TASK OBJECTIVE:
Find every line in the records that holds the string "Give". Copy each one.

RECORDED DATA:

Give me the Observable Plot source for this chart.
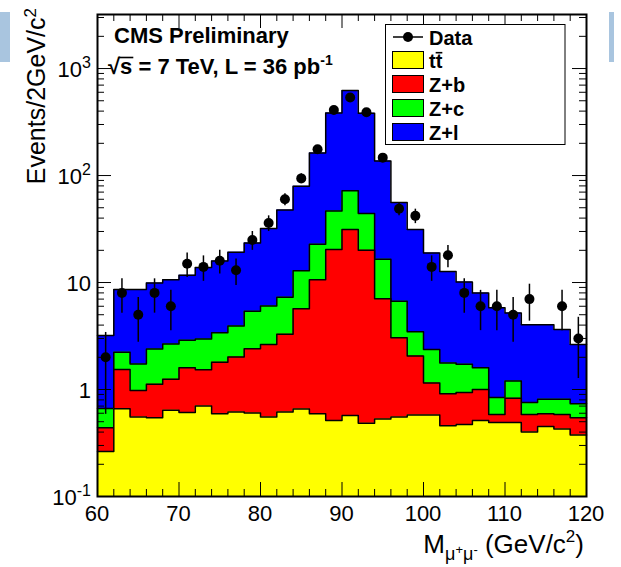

* * *

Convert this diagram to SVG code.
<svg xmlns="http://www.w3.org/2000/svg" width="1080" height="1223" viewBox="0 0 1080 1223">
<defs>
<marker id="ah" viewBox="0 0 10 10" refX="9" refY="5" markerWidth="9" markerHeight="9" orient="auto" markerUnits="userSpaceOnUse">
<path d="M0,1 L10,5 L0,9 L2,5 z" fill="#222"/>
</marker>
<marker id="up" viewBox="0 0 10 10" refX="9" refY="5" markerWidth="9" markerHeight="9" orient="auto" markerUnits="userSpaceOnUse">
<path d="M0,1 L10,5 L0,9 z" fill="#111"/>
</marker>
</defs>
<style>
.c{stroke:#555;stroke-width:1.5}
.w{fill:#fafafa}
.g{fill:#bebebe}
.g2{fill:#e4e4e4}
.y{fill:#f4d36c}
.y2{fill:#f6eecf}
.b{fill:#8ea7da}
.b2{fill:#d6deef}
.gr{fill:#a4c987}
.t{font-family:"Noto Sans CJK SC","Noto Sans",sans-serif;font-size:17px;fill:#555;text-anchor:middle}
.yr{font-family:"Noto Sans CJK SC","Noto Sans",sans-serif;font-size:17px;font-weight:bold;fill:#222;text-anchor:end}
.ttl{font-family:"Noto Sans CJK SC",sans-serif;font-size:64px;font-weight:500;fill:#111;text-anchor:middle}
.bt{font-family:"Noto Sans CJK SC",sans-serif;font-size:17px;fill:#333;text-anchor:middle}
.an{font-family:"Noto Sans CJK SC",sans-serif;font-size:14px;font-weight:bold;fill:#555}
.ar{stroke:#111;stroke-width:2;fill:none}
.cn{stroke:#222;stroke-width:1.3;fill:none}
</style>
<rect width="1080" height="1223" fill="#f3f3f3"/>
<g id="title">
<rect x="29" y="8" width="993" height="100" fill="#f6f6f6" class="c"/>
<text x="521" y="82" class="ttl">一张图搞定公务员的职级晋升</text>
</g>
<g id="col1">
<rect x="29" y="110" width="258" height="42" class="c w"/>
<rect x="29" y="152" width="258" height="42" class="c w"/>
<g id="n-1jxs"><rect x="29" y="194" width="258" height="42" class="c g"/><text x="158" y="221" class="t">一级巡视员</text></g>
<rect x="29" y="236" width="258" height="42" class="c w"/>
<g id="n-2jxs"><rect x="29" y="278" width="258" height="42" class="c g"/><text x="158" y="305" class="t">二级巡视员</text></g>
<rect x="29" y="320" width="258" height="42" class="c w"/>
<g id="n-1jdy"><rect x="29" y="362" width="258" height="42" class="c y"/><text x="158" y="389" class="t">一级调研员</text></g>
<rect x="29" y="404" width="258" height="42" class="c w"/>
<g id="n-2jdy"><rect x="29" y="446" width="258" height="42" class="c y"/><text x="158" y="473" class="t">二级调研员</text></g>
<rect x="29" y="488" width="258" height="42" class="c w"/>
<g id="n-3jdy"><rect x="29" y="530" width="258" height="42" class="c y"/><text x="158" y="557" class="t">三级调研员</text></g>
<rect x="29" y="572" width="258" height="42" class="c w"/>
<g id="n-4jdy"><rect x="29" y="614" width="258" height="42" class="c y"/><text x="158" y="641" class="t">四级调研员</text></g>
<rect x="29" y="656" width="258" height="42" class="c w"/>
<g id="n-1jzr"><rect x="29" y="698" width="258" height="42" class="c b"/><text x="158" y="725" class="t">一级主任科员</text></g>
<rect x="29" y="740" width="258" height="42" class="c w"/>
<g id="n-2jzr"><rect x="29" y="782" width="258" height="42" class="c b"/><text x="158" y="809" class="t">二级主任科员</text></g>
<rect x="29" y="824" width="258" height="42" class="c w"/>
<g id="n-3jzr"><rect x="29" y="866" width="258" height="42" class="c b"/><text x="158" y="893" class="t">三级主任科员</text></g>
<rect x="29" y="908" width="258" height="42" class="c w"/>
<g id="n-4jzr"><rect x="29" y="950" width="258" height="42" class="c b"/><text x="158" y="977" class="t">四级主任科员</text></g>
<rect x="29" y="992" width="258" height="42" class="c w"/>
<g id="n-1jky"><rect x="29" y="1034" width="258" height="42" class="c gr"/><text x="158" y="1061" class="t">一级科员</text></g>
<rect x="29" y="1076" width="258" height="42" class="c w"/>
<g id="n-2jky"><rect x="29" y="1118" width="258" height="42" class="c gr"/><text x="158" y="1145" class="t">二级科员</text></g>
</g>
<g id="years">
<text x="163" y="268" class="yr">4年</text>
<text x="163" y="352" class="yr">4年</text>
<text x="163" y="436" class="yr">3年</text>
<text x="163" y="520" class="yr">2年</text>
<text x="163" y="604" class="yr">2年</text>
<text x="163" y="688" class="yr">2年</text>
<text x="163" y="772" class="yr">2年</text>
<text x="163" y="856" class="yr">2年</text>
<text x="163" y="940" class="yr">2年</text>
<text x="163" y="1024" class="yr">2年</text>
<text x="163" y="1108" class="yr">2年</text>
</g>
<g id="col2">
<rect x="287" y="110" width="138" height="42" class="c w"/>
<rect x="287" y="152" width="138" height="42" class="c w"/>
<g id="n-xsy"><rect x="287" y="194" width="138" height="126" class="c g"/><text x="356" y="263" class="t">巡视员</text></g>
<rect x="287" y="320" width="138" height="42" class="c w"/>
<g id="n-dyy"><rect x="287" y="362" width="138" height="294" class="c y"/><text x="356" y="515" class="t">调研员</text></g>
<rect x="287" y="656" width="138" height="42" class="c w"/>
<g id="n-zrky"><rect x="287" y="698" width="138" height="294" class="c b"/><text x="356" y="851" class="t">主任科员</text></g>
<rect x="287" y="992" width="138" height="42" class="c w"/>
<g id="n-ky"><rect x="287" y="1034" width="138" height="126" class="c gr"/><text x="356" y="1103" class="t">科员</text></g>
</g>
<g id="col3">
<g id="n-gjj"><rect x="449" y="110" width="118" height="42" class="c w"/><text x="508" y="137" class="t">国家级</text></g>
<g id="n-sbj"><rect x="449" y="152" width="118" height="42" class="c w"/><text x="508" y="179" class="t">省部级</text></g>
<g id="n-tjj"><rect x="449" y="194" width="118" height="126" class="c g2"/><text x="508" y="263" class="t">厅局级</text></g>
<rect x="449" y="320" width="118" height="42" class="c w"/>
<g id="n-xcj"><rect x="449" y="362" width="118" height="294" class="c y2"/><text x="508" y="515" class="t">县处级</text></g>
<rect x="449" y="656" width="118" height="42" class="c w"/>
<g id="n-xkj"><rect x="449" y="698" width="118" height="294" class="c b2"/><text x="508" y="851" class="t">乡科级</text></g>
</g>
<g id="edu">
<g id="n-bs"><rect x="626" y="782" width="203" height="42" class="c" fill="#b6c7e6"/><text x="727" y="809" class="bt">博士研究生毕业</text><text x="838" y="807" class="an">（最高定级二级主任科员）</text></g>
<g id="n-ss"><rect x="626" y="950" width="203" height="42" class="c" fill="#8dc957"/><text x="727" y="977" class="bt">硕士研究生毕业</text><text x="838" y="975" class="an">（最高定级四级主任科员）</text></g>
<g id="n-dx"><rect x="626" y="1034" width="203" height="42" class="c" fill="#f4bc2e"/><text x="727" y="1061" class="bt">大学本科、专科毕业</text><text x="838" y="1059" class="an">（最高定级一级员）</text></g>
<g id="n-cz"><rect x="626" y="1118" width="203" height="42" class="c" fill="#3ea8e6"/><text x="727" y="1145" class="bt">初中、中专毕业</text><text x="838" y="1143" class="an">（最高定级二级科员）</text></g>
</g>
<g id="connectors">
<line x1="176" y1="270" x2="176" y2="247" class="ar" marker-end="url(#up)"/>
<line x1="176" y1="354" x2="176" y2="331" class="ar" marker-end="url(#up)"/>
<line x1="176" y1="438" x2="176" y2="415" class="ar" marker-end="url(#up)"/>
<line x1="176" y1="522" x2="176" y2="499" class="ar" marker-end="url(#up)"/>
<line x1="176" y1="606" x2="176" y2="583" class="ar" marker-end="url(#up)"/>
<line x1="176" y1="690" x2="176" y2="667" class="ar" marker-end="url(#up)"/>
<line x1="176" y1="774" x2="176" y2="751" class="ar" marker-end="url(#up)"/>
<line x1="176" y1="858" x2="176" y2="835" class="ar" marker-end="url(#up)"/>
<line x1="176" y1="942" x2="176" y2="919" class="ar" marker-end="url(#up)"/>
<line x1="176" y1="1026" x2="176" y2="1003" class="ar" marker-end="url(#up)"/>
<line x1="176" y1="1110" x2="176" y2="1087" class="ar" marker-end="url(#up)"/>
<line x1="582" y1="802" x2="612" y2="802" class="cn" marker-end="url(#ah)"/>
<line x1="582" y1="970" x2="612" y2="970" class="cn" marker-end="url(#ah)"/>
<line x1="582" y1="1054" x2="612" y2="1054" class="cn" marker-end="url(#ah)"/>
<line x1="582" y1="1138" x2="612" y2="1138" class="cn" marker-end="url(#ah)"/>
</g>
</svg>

* * *

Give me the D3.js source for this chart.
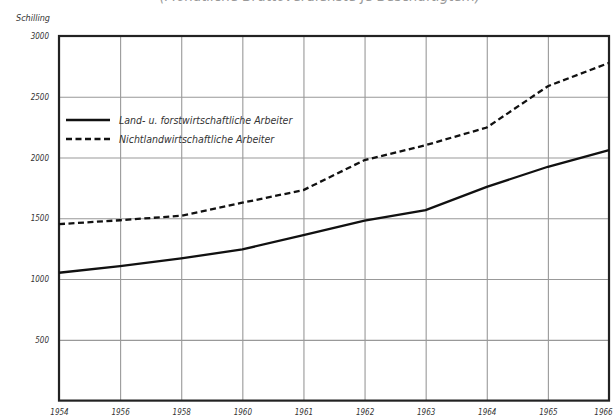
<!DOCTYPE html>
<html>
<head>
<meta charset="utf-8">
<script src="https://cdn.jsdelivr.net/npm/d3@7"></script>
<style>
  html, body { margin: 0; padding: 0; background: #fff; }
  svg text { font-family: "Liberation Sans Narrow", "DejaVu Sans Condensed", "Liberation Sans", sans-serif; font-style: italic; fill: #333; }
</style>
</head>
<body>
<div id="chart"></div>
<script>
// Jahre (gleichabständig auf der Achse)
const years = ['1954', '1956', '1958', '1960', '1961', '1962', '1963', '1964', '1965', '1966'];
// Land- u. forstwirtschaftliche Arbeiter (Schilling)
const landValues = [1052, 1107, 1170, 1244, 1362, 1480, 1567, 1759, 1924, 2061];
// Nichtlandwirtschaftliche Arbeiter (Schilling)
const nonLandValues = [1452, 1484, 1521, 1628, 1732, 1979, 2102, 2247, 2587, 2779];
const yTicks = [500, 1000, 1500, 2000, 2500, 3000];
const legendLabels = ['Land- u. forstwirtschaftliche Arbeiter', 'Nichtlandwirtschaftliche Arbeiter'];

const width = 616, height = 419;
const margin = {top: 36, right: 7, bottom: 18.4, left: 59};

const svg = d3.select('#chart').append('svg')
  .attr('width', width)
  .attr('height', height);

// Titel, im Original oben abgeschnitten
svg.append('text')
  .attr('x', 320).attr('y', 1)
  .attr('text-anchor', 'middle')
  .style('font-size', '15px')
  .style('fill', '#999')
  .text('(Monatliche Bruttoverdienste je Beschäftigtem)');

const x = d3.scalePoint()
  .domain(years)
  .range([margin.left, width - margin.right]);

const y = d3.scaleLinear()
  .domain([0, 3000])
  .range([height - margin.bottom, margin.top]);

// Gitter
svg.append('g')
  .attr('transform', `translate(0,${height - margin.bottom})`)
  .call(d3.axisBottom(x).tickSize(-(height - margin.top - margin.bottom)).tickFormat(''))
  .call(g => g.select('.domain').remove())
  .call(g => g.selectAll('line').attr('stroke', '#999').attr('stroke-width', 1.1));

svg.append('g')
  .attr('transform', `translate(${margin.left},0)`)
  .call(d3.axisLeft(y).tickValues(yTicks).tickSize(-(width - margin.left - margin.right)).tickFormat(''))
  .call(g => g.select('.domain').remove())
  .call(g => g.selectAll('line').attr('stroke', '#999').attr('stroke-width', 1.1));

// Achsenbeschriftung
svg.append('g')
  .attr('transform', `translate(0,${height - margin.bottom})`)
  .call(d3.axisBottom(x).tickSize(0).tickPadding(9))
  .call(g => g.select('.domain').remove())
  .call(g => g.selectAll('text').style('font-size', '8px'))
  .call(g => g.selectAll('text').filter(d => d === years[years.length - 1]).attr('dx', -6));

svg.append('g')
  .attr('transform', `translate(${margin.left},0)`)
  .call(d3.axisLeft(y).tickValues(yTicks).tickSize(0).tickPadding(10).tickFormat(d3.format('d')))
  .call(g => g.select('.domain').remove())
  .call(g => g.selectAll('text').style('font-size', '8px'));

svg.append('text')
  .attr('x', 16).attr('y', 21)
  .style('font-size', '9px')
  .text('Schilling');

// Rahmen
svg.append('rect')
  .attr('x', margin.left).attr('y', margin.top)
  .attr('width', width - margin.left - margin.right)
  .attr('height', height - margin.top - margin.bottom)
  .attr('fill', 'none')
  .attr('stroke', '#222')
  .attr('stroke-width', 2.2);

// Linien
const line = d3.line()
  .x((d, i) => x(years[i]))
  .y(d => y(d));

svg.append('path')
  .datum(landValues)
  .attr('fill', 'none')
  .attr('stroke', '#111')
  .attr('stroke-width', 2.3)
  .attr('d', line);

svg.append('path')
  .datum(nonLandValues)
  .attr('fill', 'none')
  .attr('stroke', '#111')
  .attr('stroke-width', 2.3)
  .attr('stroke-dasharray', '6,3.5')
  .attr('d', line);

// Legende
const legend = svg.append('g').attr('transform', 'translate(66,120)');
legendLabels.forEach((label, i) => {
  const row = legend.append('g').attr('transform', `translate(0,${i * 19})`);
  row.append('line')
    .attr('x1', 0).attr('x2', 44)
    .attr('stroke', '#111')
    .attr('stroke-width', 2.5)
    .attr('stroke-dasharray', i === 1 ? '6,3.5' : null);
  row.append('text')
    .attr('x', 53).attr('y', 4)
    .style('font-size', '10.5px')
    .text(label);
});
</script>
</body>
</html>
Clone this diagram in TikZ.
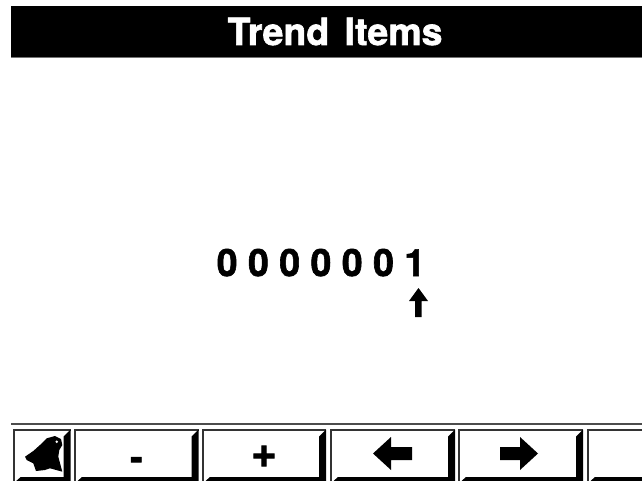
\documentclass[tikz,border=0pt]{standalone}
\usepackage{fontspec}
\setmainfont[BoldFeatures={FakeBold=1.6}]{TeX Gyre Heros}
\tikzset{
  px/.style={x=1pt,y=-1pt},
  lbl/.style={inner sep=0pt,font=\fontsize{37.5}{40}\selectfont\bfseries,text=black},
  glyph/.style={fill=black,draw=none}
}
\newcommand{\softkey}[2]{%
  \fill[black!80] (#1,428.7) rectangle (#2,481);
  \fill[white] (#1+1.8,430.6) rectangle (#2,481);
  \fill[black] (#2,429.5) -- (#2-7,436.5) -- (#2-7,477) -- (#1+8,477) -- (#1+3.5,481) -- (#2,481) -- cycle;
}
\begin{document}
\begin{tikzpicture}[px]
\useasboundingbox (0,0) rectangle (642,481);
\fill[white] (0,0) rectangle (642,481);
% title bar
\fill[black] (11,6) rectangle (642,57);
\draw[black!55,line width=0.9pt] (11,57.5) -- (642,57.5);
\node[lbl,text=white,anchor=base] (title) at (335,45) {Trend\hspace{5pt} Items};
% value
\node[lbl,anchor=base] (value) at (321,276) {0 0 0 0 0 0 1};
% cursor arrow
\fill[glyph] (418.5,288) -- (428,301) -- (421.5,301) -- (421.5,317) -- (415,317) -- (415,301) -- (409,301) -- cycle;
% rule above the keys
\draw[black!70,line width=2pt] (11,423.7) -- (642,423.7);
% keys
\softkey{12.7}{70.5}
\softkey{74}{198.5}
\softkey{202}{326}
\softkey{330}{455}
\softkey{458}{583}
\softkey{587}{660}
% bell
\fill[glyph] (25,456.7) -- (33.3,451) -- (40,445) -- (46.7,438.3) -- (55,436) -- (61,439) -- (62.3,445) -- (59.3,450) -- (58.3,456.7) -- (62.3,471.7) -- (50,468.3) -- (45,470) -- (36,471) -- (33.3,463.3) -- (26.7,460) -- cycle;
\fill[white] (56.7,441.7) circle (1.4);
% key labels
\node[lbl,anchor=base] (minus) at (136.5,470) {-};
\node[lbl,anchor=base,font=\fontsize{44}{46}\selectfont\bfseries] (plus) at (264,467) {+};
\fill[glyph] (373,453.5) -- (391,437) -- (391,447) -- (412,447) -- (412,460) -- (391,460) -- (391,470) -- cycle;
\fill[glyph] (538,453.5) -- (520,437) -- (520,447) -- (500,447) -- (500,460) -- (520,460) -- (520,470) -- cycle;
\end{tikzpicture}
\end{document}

TASK ANSWER:
Give me the Observable Plot source for this chart.
Give me the D3.js source for this chart.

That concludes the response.